### GIVEN INSTRUCTION
List the lines of this listing that hold the word "diagram".

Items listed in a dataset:

## BEGIN

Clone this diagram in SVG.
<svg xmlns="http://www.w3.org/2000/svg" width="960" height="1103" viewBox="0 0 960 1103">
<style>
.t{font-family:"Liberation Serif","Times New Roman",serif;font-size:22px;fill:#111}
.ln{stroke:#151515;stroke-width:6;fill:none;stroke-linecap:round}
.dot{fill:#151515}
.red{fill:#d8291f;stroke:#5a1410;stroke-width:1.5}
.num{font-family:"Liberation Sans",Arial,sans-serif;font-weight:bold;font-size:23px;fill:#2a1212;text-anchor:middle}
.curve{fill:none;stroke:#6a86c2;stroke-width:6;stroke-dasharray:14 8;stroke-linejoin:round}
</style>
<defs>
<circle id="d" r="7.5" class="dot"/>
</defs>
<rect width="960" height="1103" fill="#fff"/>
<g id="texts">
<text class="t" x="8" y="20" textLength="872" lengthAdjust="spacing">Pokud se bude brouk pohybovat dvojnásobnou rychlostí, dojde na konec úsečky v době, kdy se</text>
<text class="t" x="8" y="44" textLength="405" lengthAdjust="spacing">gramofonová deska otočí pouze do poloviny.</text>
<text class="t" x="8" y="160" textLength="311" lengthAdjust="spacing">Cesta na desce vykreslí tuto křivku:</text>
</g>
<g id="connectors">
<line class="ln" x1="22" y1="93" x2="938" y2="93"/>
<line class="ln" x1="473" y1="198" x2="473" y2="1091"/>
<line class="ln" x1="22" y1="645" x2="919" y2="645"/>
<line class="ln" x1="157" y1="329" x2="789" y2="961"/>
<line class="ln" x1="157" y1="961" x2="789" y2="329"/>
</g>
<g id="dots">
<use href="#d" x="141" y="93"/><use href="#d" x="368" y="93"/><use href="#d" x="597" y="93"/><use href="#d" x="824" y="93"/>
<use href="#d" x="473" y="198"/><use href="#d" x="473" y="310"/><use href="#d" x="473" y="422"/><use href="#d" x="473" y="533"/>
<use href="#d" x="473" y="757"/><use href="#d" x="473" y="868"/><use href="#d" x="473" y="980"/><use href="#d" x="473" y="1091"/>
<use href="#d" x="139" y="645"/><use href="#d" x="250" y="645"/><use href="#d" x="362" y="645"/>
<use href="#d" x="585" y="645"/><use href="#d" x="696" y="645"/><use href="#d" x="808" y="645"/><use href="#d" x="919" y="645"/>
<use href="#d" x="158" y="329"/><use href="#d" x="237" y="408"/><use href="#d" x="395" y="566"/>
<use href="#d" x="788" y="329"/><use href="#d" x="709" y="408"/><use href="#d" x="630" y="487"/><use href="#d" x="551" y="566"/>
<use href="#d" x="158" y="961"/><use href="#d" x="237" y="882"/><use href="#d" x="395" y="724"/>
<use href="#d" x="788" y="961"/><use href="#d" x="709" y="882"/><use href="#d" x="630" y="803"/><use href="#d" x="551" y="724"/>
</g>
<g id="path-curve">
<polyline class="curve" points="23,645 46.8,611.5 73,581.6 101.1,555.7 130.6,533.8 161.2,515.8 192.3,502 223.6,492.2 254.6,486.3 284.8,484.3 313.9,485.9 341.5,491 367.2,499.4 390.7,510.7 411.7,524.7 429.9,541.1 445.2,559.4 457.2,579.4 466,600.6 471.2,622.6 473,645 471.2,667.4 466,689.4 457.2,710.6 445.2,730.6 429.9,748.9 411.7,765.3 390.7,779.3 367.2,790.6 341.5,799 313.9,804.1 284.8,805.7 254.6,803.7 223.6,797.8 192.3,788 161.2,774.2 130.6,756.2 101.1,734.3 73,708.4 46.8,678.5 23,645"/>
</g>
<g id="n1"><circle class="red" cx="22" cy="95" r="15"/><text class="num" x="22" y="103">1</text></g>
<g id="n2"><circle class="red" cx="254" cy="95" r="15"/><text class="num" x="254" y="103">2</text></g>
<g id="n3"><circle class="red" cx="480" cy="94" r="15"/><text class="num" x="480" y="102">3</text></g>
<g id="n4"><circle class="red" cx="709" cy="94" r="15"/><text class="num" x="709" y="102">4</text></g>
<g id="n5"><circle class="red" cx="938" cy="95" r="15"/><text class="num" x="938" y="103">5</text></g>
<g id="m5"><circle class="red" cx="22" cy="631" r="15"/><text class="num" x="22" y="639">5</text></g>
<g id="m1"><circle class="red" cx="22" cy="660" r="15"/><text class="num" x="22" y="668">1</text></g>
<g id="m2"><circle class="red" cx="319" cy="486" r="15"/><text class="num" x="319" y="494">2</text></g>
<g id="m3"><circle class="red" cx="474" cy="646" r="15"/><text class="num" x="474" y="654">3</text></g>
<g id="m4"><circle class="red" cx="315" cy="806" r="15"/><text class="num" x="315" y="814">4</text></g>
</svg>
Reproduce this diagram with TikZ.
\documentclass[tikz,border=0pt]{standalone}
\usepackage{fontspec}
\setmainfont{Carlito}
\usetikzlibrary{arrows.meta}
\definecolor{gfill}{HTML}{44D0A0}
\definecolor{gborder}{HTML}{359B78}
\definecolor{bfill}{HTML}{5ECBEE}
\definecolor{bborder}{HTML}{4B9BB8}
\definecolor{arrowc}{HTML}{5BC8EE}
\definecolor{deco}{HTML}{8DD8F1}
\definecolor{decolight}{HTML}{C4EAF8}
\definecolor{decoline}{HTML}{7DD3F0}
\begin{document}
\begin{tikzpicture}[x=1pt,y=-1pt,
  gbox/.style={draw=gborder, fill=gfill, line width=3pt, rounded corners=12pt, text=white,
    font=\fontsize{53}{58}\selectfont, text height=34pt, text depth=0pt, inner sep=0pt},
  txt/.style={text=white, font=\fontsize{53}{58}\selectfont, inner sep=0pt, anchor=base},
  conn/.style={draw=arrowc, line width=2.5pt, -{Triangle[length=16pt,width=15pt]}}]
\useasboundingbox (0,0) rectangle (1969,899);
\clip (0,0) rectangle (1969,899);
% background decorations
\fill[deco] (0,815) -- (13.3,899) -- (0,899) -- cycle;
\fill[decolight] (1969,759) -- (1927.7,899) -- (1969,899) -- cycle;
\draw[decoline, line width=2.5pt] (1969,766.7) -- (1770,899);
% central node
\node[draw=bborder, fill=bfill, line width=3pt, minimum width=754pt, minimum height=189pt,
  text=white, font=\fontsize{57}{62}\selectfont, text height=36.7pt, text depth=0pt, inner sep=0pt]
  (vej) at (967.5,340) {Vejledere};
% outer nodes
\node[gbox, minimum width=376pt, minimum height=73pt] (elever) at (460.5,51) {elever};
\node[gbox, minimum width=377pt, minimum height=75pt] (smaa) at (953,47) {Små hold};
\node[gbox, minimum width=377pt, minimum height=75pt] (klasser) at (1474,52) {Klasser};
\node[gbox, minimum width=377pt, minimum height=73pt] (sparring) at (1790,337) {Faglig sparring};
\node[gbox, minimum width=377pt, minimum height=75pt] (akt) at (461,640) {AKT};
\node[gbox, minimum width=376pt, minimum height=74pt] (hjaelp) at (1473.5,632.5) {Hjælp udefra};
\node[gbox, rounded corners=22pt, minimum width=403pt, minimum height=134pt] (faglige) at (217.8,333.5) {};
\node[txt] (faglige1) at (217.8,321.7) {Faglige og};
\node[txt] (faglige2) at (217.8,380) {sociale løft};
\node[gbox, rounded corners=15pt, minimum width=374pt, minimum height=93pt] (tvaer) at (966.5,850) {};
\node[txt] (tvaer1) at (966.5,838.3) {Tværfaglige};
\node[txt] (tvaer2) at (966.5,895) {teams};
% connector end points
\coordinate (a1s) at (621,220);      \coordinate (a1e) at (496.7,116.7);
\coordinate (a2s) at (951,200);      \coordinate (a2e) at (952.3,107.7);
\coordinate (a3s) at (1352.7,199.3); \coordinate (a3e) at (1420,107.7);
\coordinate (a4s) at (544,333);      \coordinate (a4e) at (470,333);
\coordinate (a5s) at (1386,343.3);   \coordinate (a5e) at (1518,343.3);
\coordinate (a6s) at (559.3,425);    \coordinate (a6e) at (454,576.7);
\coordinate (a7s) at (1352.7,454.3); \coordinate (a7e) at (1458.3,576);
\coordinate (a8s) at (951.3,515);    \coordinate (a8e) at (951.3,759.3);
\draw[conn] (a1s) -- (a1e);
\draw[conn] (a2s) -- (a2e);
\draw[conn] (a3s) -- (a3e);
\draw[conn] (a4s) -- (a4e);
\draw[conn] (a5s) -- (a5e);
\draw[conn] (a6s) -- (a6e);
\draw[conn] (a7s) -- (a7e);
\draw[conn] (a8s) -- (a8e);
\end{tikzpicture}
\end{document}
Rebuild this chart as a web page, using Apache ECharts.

## END

### THE ANSWER
Clone this diagram in SVG.
Reproduce this diagram with TikZ.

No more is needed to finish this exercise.